La nouvelle est passée presque inaperçue. Le 25 juillet, la société californienne 23andMe et la Big Pharma britannique GSK annonçaient avoir « signé un accord pour exploiter les données génétiques [des clients de 23andMe] afin de développer de nouveaux médicaments ». Montant du deal : 300 millions de dollars (près de 260 millions d’euros).
23andMe vend sur Internet des tests génomiques.
Ces bases de données ont déjà alimenté nombre d’études, y compris celles menées par des universités de renom. Proche de Google, cette entreprise est connue pour les polémiques récurrentes qu’elle suscite d’ordre biomédical, sociétal, éthique et juridique. Ces tests sur Internet, sans prescription médicale, sont interdits en France. Mais le marché en ligne ne connaît pas de frontières… 23andMe indique avoir vendu ses tests à plus de 5 millions de personnes à travers le monde, qui veulent connaître tantôt les origines génétiques de leurs ancêtres, tantôt leurs risques propres de développer certaines maladies. La procédure est simple. Le client crache dans un petit tube qu’il expédie à la firme. Après extraction de l’ADN, une micropuce caractérise les séquences d’ADN de ce client, qui varient d’une personne à une autre. Variations qui sont corrélées à certains traits : prédisposition à des maladies, caractères morphologiques ou ethniques. Au bout de 6 à 8 semaines, le résultat est envoyé par mail.
Cette société peut-elle «revendre» en toute conscience les données génomiques et de santé acquises « sur le dos» de ses clients, qui ont déboursé 69 à 199 dollars (environ 60 à 170 euros) ?
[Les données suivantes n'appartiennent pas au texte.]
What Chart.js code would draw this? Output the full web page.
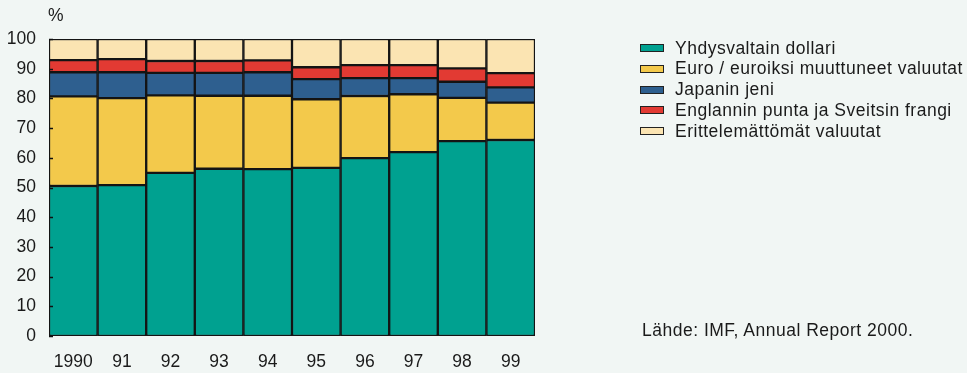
<!DOCTYPE html>
<html lang="fi">
<head>
<meta charset="utf-8">
<title>Valuuttavarannot valuutoittain 1990–1999</title>
<script src="https://cdn.jsdelivr.net/npm/chart.js@4/dist/chart.umd.min.js"></script>
<style>
  html, body { margin: 0; padding: 0; background: #f1f6f4; }
  body { width: 967px; height: 373px; position: relative; overflow: hidden;
         font-family: 'Liberation Sans', Arial, Helvetica, sans-serif; color: #1a1a1a; }
  #chart { position: absolute; left: 0; top: 0; }
  .unit { position: absolute; left: 48px; top: 5px; font-size: 17.5px; }
  .legend { position: absolute; left: 640px; top: 37.6px; font-size: 17.5px; letter-spacing: 0.5px; }
  .legend .item { height: 20.8px; display: flex; align-items: center; white-space: nowrap; }
  .legend .box { width: 22px; height: 6px; border: 1px solid #222; margin-right: 11px; flex: none; }
  .source { position: absolute; left: 642px; top: 320px; font-size: 17.5px; letter-spacing: 0.5px;
            line-height: 21px; }
</style>
</head>
<body>
<canvas id="chart" width="967" height="373"></canvas>
<div class="unit">%</div>
<div class="legend" id="legend"></div>
<div class="source">Lähde: IMF, Annual Report 2000.</div>

<script>
// ── Data (osuudet, %) ──────────────────────────────────────
const years = ['1990', '91', '92', '93', '94', '95', '96', '97', '98', '99'];

const usd     = [50.5, 50.8, 54.9, 56.3, 56.2, 56.6, 59.9, 61.9, 65.6, 66.0];
const euro    = [30.2, 29.3, 26.1, 24.6, 24.7, 23.1, 20.9, 19.5, 14.6, 12.6];
const yen     = [ 8.1,  8.7,  7.6,  7.7,  7.9,  6.8,  6.0,  5.4,  5.4,  5.1];
const gbpChf  = [ 4.1,  4.4,  4.0,  4.0,  4.0,  4.0,  4.4,  4.4,  4.5,  4.8];
const other   = [ 7.1,  6.8,  7.4,  7.4,  7.2,  9.5,  8.8,  8.8,  9.9, 11.5];

const seriesLabels = [
  'Yhdysvaltain dollari',
  'Euro / euroiksi muuttuneet valuutat',
  'Japanin jeni',
  'Englannin punta ja Sveitsin frangi',
  'Erittelemättömät valuutat',
];
const yTicks = [0, 10, 20, 30, 40, 50, 60, 70, 80, 90, 100];

const COLORS = ['#00a190', '#f3c94b', '#2e5f8f', '#e23a33', '#fbe4b2'];
const FONT = "'Liberation Sans', Arial, Helvetica, sans-serif";

// ── Legend ────────────────────────────────────────────────
const legendEl = document.getElementById('legend');
seriesLabels.forEach((label, i) => {
  const item = document.createElement('div');
  item.className = 'item';
  item.innerHTML = `<span class="box" style="background:${COLORS[i]}"></span><span>${label}</span>`;
  legendEl.appendChild(item);
});

// small tick marks on the inside of the value axis
const innerTicks = {
  id: 'innerTicks',
  afterDatasetsDraw(chart) {
    const { ctx, chartArea, scales } = chart;
    ctx.save();
    ctx.strokeStyle = '#111';
    ctx.lineWidth = 1.5;
    yTicks.forEach((v) => {
      const y = Math.round(scales.y.getPixelForValue(v)) + 0.5;
      ctx.beginPath();
      ctx.moveTo(chartArea.left, y);
      ctx.lineTo(chartArea.left + 4, y);
      ctx.stroke();
    });
    ctx.restore();
  },
};

const series = [usd, euro, yen, gbpChf, other];

new Chart(document.getElementById('chart'), {
  type: 'bar',
  data: {
    labels: years,
    datasets: series.map((data, i) => ({
      label: seriesLabels[i],
      data,
      backgroundColor: COLORS[i],
      borderColor: '#141414',
      borderWidth: 1.5,
      borderSkipped: false,
      barPercentage: 1,
      categoryPercentage: 1,
    })),
  },
  options: {
    responsive: false,
    animation: false,
    layout: { padding: { top: 39, right: 432, left: 0, bottom: 0 } },
    plugins: { legend: { display: false }, tooltip: { enabled: false } },
    scales: {
      x: {
        stacked: true,
        grid: { display: false, drawTicks: false },
        border: { display: false },
        ticks: { color: '#1a1a1a', font: { family: FONT, size: 17.5 }, padding: 16, maxRotation: 0 },
        afterFit(scale) { scale.height = 37; },
      },
      y: {
        stacked: true,
        min: 0,
        max: 100,
        grid: { display: false, drawTicks: false },
        border: { display: false },
        afterBuildTicks(scale) { scale.ticks = yTicks.map((v) => ({ value: v })); },
        ticks: { color: '#1a1a1a', font: { family: FONT, size: 17.5 }, padding: 13 },
        afterFit(scale) { scale.width = 49; },
      },
    },
  },
  plugins: [innerTicks],
});
</script>
</body>
</html>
Sur le plan juridique, rien à redire. La société a verrouillé les choses : 23andMe demande à chacun de ses clients de cocher une case, sur Internet, s’il consent à ce que ses données, rendues anonymes, servent à ces recherches. «Plus de 80 % des clients de 23andMe ont donné leur accord », précise 23andMe.
Des données personnelles
Mais deux craintes se font jour. La première porte sur les garanties d’anonymisation de ces données. C’est un réel souci. Les cartes du génome entier sont propres à chaque individu.
Second point : « Toutes les personnes qui ont coché la case ont-elles vraiment saisi les enjeux de ces recherches ?.. Qui comprend qu’il s’agit de recherches conduites au profit d’un labo privé ?
Interrogé par le magazine Time le 26 juillet, le professeur Arthur Caplan, qui dirige la division d’éthique médicale à l’université de New York, estime qu’il n’est pas possible de verser de l’argent à chacun d’eux, mais il faut trouver des moyens de prévoir pour eux un retour sur les bénéfices réalisés». De son côté, 23andMe a fait « signer » à ses clients une clause signifiant qu’ils ne pourront pas être dédommagés financièrement.